◆ Task directions ◆
Below are some entries. Transcribe the lines from the one holding "Rebuild this chart" to the one holding "1.28, 2.83, 5.59]", inclusive, but not the pictures among them.

◆ Data in this exercise ◆

■ ■ ■ ■ ■ ■ ■

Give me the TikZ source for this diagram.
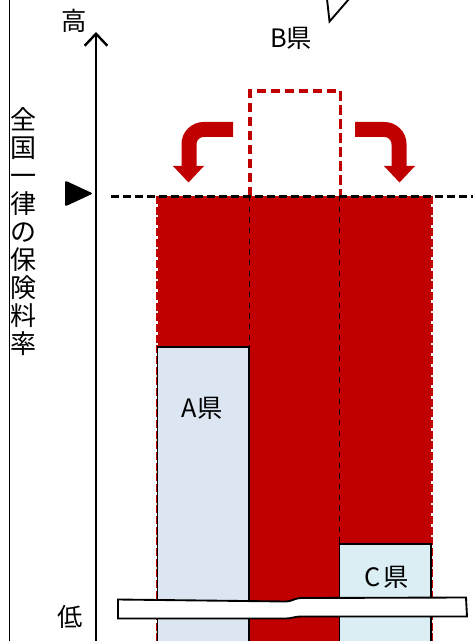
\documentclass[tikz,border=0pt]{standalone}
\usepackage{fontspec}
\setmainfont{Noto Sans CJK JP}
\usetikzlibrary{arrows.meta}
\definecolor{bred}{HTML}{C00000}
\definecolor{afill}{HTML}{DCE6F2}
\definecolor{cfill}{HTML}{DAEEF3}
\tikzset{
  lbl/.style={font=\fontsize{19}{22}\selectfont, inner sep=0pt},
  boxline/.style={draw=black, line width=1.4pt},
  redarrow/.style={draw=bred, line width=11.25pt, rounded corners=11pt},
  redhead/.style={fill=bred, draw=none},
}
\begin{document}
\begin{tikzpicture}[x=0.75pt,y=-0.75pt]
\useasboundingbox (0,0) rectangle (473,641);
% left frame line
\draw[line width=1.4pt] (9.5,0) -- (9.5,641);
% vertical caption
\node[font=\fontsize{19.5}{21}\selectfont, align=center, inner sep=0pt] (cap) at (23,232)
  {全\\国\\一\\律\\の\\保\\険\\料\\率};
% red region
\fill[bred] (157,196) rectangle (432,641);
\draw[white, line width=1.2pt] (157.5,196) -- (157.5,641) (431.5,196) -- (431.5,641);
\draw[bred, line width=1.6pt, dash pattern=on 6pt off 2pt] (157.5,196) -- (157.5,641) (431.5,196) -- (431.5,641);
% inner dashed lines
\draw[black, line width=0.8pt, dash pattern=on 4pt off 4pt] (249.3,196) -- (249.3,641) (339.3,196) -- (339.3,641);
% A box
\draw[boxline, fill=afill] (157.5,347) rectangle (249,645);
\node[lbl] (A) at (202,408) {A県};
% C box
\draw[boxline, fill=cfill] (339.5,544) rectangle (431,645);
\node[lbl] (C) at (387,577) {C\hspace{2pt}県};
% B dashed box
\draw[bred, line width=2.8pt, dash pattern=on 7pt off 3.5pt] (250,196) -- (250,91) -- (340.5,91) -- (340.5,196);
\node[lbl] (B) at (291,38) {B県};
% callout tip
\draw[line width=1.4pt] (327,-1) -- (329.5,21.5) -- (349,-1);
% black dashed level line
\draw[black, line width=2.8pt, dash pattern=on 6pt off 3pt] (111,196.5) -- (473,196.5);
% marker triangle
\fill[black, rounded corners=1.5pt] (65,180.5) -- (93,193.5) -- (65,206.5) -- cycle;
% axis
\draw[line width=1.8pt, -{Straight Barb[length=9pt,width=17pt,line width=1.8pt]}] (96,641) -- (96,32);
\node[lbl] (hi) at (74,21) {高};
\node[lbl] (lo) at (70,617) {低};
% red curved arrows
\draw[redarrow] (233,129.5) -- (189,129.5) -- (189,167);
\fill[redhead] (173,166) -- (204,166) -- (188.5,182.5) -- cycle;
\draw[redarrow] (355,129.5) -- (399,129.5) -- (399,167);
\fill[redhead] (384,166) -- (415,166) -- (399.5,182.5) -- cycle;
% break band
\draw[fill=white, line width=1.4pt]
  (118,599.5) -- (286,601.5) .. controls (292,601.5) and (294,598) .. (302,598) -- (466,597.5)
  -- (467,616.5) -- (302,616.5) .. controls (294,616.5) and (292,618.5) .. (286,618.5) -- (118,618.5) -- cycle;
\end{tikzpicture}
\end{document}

■ ■ ■ ■ ■ ■ ■

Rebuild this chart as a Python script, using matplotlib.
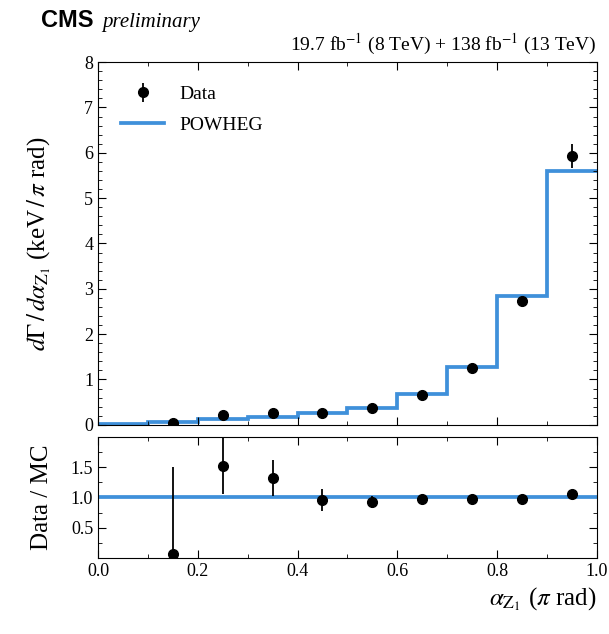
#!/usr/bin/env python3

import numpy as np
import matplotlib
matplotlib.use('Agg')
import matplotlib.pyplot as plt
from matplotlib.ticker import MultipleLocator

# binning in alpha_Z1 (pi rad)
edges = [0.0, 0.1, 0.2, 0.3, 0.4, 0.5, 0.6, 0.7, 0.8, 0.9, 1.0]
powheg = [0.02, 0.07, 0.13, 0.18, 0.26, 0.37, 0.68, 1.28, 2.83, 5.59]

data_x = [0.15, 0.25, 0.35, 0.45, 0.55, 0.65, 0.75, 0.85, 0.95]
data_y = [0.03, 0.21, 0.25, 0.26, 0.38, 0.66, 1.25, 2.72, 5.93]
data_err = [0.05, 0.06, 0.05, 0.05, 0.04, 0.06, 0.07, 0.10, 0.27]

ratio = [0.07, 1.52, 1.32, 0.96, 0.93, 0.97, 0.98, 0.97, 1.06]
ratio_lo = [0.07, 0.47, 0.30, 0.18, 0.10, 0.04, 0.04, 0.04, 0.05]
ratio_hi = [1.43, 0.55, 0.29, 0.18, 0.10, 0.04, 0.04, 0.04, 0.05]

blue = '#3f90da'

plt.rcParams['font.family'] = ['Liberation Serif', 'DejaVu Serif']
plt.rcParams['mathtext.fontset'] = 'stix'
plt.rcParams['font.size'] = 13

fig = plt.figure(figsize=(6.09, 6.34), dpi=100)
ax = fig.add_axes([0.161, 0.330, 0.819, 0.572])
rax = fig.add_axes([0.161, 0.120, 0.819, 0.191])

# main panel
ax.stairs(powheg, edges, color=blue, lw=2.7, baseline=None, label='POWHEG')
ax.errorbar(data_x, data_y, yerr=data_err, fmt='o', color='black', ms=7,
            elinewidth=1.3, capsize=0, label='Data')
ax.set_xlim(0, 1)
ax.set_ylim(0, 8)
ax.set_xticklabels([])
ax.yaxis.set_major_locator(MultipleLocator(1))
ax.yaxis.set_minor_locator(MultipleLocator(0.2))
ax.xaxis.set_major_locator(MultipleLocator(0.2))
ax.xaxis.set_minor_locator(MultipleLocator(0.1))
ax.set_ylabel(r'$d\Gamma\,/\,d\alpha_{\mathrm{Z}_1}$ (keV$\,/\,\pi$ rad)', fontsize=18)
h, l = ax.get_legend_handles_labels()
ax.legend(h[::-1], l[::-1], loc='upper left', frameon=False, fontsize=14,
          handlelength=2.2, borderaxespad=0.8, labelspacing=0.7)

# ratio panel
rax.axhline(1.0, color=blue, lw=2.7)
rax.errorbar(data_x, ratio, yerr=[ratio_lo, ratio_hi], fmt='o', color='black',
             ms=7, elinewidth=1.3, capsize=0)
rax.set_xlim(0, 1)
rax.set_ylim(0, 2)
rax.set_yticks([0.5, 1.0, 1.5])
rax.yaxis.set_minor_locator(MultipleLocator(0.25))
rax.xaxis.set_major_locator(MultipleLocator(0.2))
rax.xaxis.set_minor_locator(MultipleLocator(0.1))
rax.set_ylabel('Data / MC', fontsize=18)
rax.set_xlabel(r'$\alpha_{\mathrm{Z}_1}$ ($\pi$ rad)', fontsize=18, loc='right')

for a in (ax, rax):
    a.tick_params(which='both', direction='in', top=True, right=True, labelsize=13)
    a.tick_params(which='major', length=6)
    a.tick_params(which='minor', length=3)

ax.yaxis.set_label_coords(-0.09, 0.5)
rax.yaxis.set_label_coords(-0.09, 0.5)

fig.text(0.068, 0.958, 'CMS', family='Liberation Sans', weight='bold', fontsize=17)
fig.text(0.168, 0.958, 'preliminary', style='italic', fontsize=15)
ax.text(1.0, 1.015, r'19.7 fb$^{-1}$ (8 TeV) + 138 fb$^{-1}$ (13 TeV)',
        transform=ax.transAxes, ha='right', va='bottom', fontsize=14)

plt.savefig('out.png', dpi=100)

■ ■ ■ ■ ■ ■ ■

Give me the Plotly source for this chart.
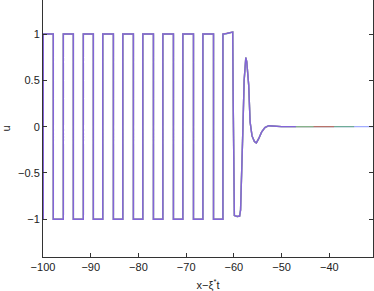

■ ■ ■ ■ ■ ■ ■

◆ Written reply ◆
Rebuild this chart as a Python script, using matplotlib.
#!/usr/bin/env python3

import numpy as np
import matplotlib
matplotlib.use('Agg')
import matplotlib.pyplot as plt
from matplotlib.ticker import MultipleLocator

# binning in alpha_Z1 (pi rad)
edges = [0.0, 0.1, 0.2, 0.3, 0.4, 0.5, 0.6, 0.7, 0.8, 0.9, 1.0]
powheg = [0.02, 0.07, 0.13, 0.18, 0.26, 0.37, 0.68, 1.28, 2.83, 5.59]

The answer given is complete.